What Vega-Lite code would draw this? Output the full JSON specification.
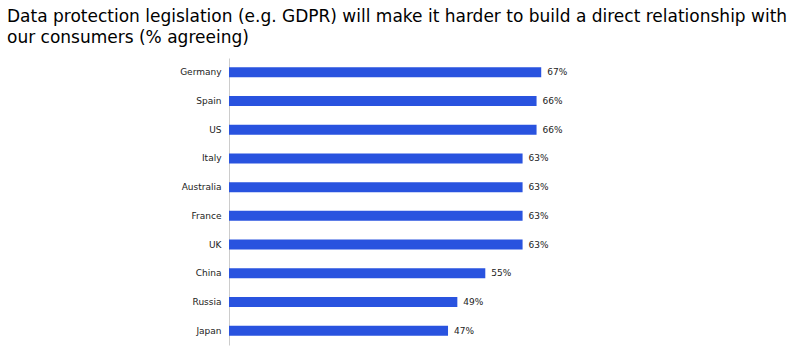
{
  "$schema": "https://vega.github.io/schema/vega-lite/v6.json",
  "autosize": {"type": "none"},
  "width": 466,
  "height": 287,
  "padding": {"left": 229, "top": 58, "right": 105, "bottom": 5},
  "background": "white",
  "title": {
    "text": ["Data protection legislation (e.g. GDPR) will make it harder to build a direct relationship with", "our consumers (% agreeing)"],
    "anchor": "start",
    "frame": "group",
    "dx": -222,
    "limit": 900,
    "font": "DejaVu Sans",
    "fontSize": 17,
    "fontWeight": "normal",
    "color": "#000000",
    "lineHeight": 21,
    "offset": 11
  },
  "data": {
    "values": [
      {"country": "Germany", "value": 67},
      {"country": "Spain", "value": 66},
      {"country": "US", "value": 66},
      {"country": "Italy", "value": 63},
      {"country": "Australia", "value": 63},
      {"country": "France", "value": 63},
      {"country": "UK", "value": 63},
      {"country": "China", "value": 55},
      {"country": "Russia", "value": 49},
      {"country": "Japan", "value": 47}
    ]
  },
  "transform": [{"calculate": "datum.value + '%'", "as": "label"}],
  "encoding": {
    "y": {
      "field": "country",
      "type": "nominal",
      "sort": null,
      "scale": {"paddingInner": 0.65, "paddingOuter": 0.325},
      "axis": {
        "title": null,
        "ticks": false,
        "domainColor": "#cccccc",
        "labelFont": "DejaVu Sans",
        "labelFontSize": 9,
        "labelColor": "#222222",
        "labelPadding": 8
      }
    },
    "x": {
      "field": "value",
      "type": "quantitative",
      "scale": {"domain": [0, 100]},
      "axis": null
    }
  },
  "layer": [
    {"mark": {"type": "bar", "color": "#2953df"}},
    {
      "mark": {"type": "text", "align": "left", "dx": 6, "font": "DejaVu Sans", "fontSize": 9, "color": "#222222"},
      "encoding": {"text": {"field": "label"}}
    }
  ],
  "config": {"view": {"stroke": null}}
}
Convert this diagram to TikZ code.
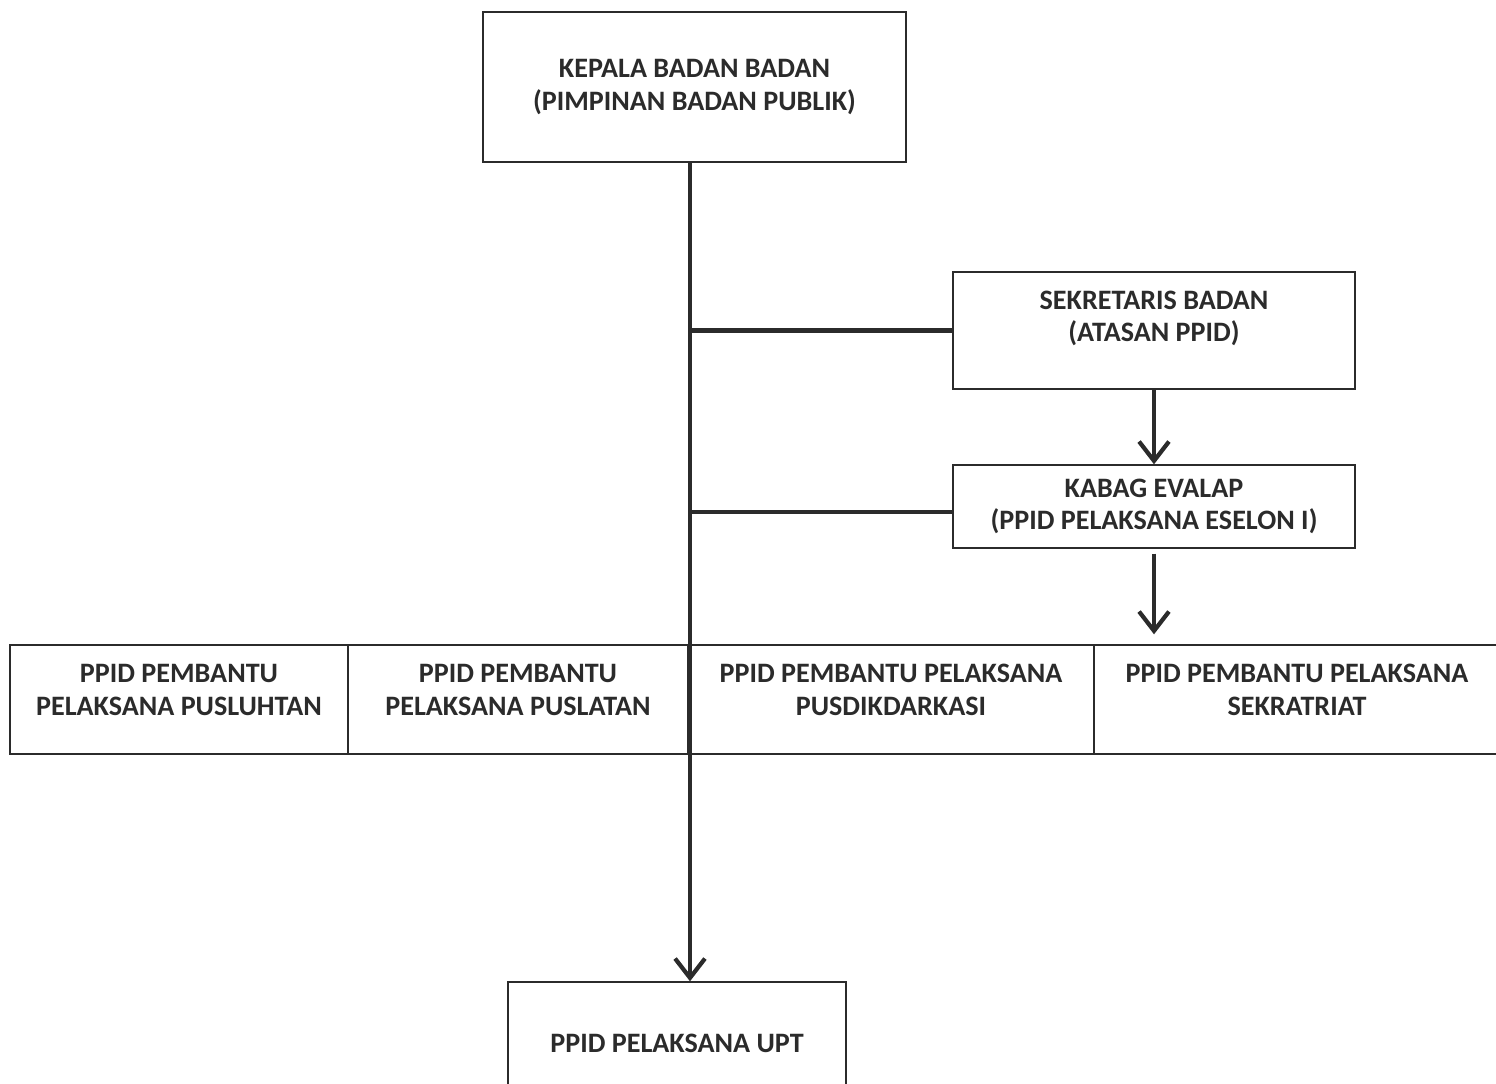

• _Problem statement_: Write out the full set of lines verbatim, without the pictures.

• _Result for this task_:
What Vega-Lite code would draw this? Output the full JSON specification.
{
  "$schema": "https://vega.github.io/schema/vega-lite/v6.json",
  "autosize": {"type": "none"},
  "width": 466,
  "height": 287,
  "padding": {"left": 229, "top": 58, "right": 105, "bottom": 5},
  "background": "white",
  "title": {
    "text": ["Data protection legislation (e.g. GDPR) will make it harder to build a direct relationship with", "our consumers (% agreeing)"],
    "anchor": "start",
    "frame": "group",
    "dx": -222,
    "limit": 900,
    "font": "DejaVu Sans",
    "fontSize": 17,
    "fontWeight": "normal",
    "color": "#000000",
    "lineHeight": 21,
    "offset": 11
  },
  "data": {
    "values": [
      {"country": "Germany", "value": 67},
      {"country": "Spain", "value": 66},
      {"country": "US", "value": 66},
      {"country": "Italy", "value": 63},
      {"country": "Australia", "value": 63},
      {"country": "France", "value": 63},
      {"country": "UK", "value": 63},
      {"country": "China", "value": 55},
      {"country": "Russia", "value": 49},
      {"country": "Japan", "value": 47}
    ]
  },
  "transform": [{"calculate": "datum.value + '%'", "as": "label"}],
  "encoding": {
    "y": {
      "field": "country",
      "type": "nominal",
      "sort": null,
      "scale": {"paddingInner": 0.65, "paddingOuter": 0.325},
      "axis": {
        "title": null,
        "ticks": false,
        "domainColor": "#cccccc",
        "labelFont": "DejaVu Sans",
        "labelFontSize": 9,
        "labelColor": "#222222",
        "labelPadding": 8
      }
    },
    "x": {
      "field": "value",
      "type": "quantitative",
      "scale": {"domain": [0, 100]},
      "axis": null
    }
  },
  "layer": [
    {"mark": {"type": "bar", "color": "#2953df"}},
    {
      "mark": {"type": "text", "align": "left", "dx": 6, "font": "DejaVu Sans", "fontSize": 9, "color": "#222222"},
      "encoding": {"text": {"field": "label"}}
    }
  ],
  "config": {"view": {"stroke": null}}
}
Convert this diagram to TikZ code.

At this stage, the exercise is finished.